Following Takeover of a Block of apartments, the Supervisor has changed the process for administering Defects and we have not been instructed the change by the PM. (The Defects Date is 12 months from Completion).
The Supervisor is now passing a spreadsheet of Defects from the Employers FM team to us by email.
The Defects raised to us by the Supervisor are not being checked by the Supervisor, which means the majority are not Defects as defined by the Contract.
The timescale to correct a Defect has been reduced from 4 weeks to 5 days.
The communication of the Defect Notices has changed from individual notices to multiple defects listed on a spreadsheet. (This make administration to our sub contractors more onerous).
The communications from the Supervisor are now by email, but previously we received a PMI which instructs us to only use the NEC templates on the EDMS.
The PM has provided a single blanket communication stating that the Employer provides access to correct the Defects and considers he has discharged cl 43.4. Since there are tenants in the apartments and access is not guaranteed we are unsure how this affects cl 45.
The PM is now sitting on cl 43.1 and requesting we correct the Defects regardless of the changes.
(It is probably worth noting that the employer is withholding a %age of our payment each month for incomplete works based on the total value of the Defect Notices).
I’m sure you will get multiple answers for this one as there are quite a few issues to consider, but here goes.
Firstly the EDMS system, assuming this is an electronic document management system used to upload contract communications, which you say was instructed by a PMI. I am not sure what your contract says but this may be a change to the conditions, unless the Works Information / Scope deals with the detail. If communications are now being submitted in a different format (email) then it may still be valid, as it is in a form that can be ‘read, copied and recorded’ although there may be an issue with the ‘place of notification’ under clause 13.2.

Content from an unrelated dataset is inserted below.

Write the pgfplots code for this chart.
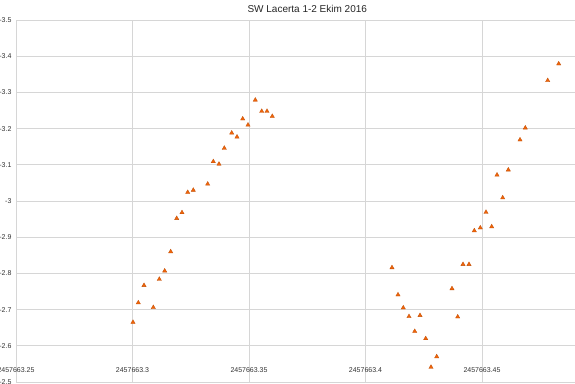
\documentclass[border=0pt]{standalone}
\usepackage{pgfplots}
\pgfplotsset{compat=1.18}
\usepackage{fontspec}
\setmainfont{Liberation Sans}
\definecolor{mk}{RGB}{240,100,10}
\definecolor{gridc}{RGB}{214,214,214}
\begin{document}
\begin{tikzpicture}[x=1pt,y=1pt]
\path[use as bounding box, clip] (0,0) rectangle (575,383);
\begin{axis}[
  at={(16pt,1pt)}, anchor=south west,
  scale only axis, width=582.5pt, height=362pt,
  xmin=0.25, xmax=0.5, ymin=-3.5, ymax=-2.5,
  y dir=reverse,
  axis line style={draw=none},
  xtick={0.25,0.3,0.35,0.4,0.45},
  xticklabels={2457663.25,2457663.3,2457663.35,2457663.4,2457663.45},
  ytick={-3.5,-3.4,-3.3,-3.2,-3.1,-3,-2.9,-2.8,-2.7,-2.6,-2.5},
  yticklabels={-3.5,-3.4,-3.3,-3.2,-3.1,-3,-2.9,-2.8,-2.7,-2.6,-2.5},
  major tick length=0pt,
  grid=major,
  major grid style={gridc, line width=0.9pt},
  tick label style={font=\fontsize{7}{8}\selectfont, text=black!80},
  xticklabel style={anchor=center, yshift=12pt},
  yticklabel style={anchor=east, xshift=-1pt},
  title={SW Lacerta 1-2 Ekim 2016},
  title style={font=\fontsize{10}{12}\selectfont, text=black!85, yshift=-2pt},
  clip=false,
]
\addplot[only marks, mark=triangle*, mark size=2.5pt, mark options={fill=mk, draw=mk!80!black, line width=0.3pt}] coordinates {
(0.30021,-2.665)
(0.30249,-2.719)
(0.30494,-2.767)
(0.30893,-2.706)
(0.31150,-2.784)
(0.31382,-2.807)
(0.31639,-2.860)
(0.31897,-2.952)
(0.32124,-2.968)
(0.32369,-3.024)
(0.32609,-3.030)
(0.33227,-3.047)
(0.33468,-3.109)
(0.33712,-3.102)
(0.33940,-3.146)
(0.34258,-3.188)
(0.34485,-3.177)
(0.34730,-3.227)
(0.34957,-3.210)
(0.35270,-3.279)
(0.35545,-3.248)
(0.35773,-3.248)
(0.36000,-3.234)
(0.41137,-2.816)
(0.41395,-2.741)
(0.41622,-2.705)
(0.41867,-2.681)
(0.42112,-2.640)
(0.42339,-2.684)
(0.42584,-2.620)
(0.42811,-2.541)
(0.43056,-2.570)
(0.43712,-2.758)
(0.43957,-2.680)
(0.44185,-2.825)
(0.44442,-2.825)
(0.44670,-2.918)
(0.44927,-2.926)
(0.45172,-2.969)
(0.45416,-2.929)
(0.45644,-3.072)
(0.45888,-3.009)
(0.46129,-3.086)
(0.46631,-3.169)
(0.46858,-3.202)
(0.47820,-3.333)
(0.48292,-3.379)
};
\end{axis}
\end{tikzpicture}
\end{document}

Although Defects are notified, which also means to be communicated separately, as Glenn has recently commented, this does not mean that notification of multiple issues cannot be included on a single communication, especially where they cover the same subject, that is Defects. You may wish, however, to confirm with the Supervisor the nature and content of received emails, which may make the Supervisor take a little more responsibility for their actions.
The access issue is not whether a communication states this is or isn’t the case but whether a sensible opportunity to obtain reasonable access has been provided by the Employer. This can be a disputed area, particularly where a building is occupied and you are required to liaise with the occupier to obtain the necessary access, often with ‘frustrated attempts’ to gain access. Perhaps document this as a contemporaneous record for future reference, as the provision, or not, of access by the Employer determines the assessment of cost.
The defects correction period is stated in the Contract Data and can only be amended by a supplemental agreement.
Lastly, the withholding of money by the Employer must be associated with a valid Payless Notice by the ‘prescribed period’ or you should be paid the certified amount. The Employer may not be within their rights to actually do this anyway, especially as correction of Defects after Completion is a disallowed cost under certain Main Options.